- _WRITTEN TASK_
Output the full material exactly as it appears here.

- _COLLECTED MATERIAL_
____
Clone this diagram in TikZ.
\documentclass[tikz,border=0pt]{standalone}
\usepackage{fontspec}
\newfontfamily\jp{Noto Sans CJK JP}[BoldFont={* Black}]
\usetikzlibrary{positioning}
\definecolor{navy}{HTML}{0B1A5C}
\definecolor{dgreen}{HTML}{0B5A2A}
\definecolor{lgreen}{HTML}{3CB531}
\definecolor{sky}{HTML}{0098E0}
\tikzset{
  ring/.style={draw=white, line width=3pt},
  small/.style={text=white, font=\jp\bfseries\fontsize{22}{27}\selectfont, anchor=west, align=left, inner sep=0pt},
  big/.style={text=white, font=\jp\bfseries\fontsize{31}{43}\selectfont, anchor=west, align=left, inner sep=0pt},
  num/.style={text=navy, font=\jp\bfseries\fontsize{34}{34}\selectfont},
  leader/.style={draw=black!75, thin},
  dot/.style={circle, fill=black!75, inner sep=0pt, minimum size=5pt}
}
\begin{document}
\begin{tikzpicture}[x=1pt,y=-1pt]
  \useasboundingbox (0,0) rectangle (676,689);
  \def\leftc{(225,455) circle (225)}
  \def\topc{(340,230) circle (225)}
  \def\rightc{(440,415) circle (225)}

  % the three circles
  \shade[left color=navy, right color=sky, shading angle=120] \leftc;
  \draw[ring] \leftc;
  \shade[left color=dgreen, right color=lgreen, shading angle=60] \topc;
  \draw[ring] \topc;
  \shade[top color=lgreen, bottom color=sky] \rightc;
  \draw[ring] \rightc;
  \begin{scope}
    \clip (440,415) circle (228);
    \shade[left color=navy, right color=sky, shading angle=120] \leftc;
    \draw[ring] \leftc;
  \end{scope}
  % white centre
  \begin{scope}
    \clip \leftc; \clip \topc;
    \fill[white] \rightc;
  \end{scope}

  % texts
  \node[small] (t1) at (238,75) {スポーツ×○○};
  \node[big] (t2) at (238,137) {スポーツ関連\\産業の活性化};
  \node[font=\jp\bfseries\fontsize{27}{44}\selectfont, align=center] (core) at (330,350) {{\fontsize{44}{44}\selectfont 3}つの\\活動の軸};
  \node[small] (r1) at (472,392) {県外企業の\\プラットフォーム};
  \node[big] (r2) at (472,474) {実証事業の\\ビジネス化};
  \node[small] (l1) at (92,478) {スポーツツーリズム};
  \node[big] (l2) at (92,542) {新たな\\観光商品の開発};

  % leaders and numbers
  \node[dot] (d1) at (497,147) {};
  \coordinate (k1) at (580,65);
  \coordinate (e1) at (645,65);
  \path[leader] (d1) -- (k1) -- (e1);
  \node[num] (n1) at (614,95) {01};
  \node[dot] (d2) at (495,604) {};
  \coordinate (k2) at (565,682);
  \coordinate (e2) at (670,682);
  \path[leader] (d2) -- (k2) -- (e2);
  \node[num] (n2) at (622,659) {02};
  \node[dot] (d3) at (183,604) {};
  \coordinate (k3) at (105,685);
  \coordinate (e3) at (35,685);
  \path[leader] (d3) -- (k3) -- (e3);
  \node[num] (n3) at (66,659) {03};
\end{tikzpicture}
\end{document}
____
- _TASK ANSWER_
Clone this diagram in TikZ.
\documentclass[tikz,border=0pt]{standalone}
\usepackage{fontspec}
\newfontfamily\jp{Noto Sans CJK JP}[BoldFont={* Black}]
\usetikzlibrary{positioning}
\definecolor{navy}{HTML}{0B1A5C}
\definecolor{dgreen}{HTML}{0B5A2A}
\definecolor{lgreen}{HTML}{3CB531}
\definecolor{sky}{HTML}{0098E0}
\tikzset{
  ring/.style={draw=white, line width=3pt},
  small/.style={text=white, font=\jp\bfseries\fontsize{22}{27}\selectfont, anchor=west, align=left, inner sep=0pt},
  big/.style={text=white, font=\jp\bfseries\fontsize{31}{43}\selectfont, anchor=west, align=left, inner sep=0pt},
  num/.style={text=navy, font=\jp\bfseries\fontsize{34}{34}\selectfont},
  leader/.style={draw=black!75, thin},
  dot/.style={circle, fill=black!75, inner sep=0pt, minimum size=5pt}
}
\begin{document}
\begin{tikzpicture}[x=1pt,y=-1pt]
  \useasboundingbox (0,0) rectangle (676,689);
  \def\leftc{(225,455) circle (225)}
  \def\topc{(340,230) circle (225)}
  \def\rightc{(440,415) circle (225)}

  % the three circles
  \shade[left color=navy, right color=sky, shading angle=120] \leftc;
  \draw[ring] \leftc;
  \shade[left color=dgreen, right color=lgreen, shading angle=60] \topc;
  \draw[ring] \topc;
  \shade[top color=lgreen, bottom color=sky] \rightc;
  \draw[ring] \rightc;
  \begin{scope}
    \clip (440,415) circle (228);
    \shade[left color=navy, right color=sky, shading angle=120] \leftc;
    \draw[ring] \leftc;
  \end{scope}
  % white centre
  \begin{scope}
    \clip \leftc; \clip \topc;
    \fill[white] \rightc;
  \end{scope}

  % texts
  \node[small] (t1) at (238,75) {スポーツ×○○};
  \node[big] (t2) at (238,137) {スポーツ関連\\産業の活性化};
  \node[font=\jp\bfseries\fontsize{27}{44}\selectfont, align=center] (core) at (330,350) {{\fontsize{44}{44}\selectfont 3}つの\\活動の軸};
  \node[small] (r1) at (472,392) {県外企業の\\プラットフォーム};
  \node[big] (r2) at (472,474) {実証事業の\\ビジネス化};
  \node[small] (l1) at (92,478) {スポーツツーリズム};
  \node[big] (l2) at (92,542) {新たな\\観光商品の開発};

  % leaders and numbers
  \node[dot] (d1) at (497,147) {};
  \coordinate (k1) at (580,65);
  \coordinate (e1) at (645,65);
  \path[leader] (d1) -- (k1) -- (e1);
  \node[num] (n1) at (614,95) {01};
  \node[dot] (d2) at (495,604) {};
  \coordinate (k2) at (565,682);
  \coordinate (e2) at (670,682);
  \path[leader] (d2) -- (k2) -- (e2);
  \node[num] (n2) at (622,659) {02};
  \node[dot] (d3) at (183,604) {};
  \coordinate (k3) at (105,685);
  \coordinate (e3) at (35,685);
  \path[leader] (d3) -- (k3) -- (e3);
  \node[num] (n3) at (66,659) {03};
\end{tikzpicture}
\end{document}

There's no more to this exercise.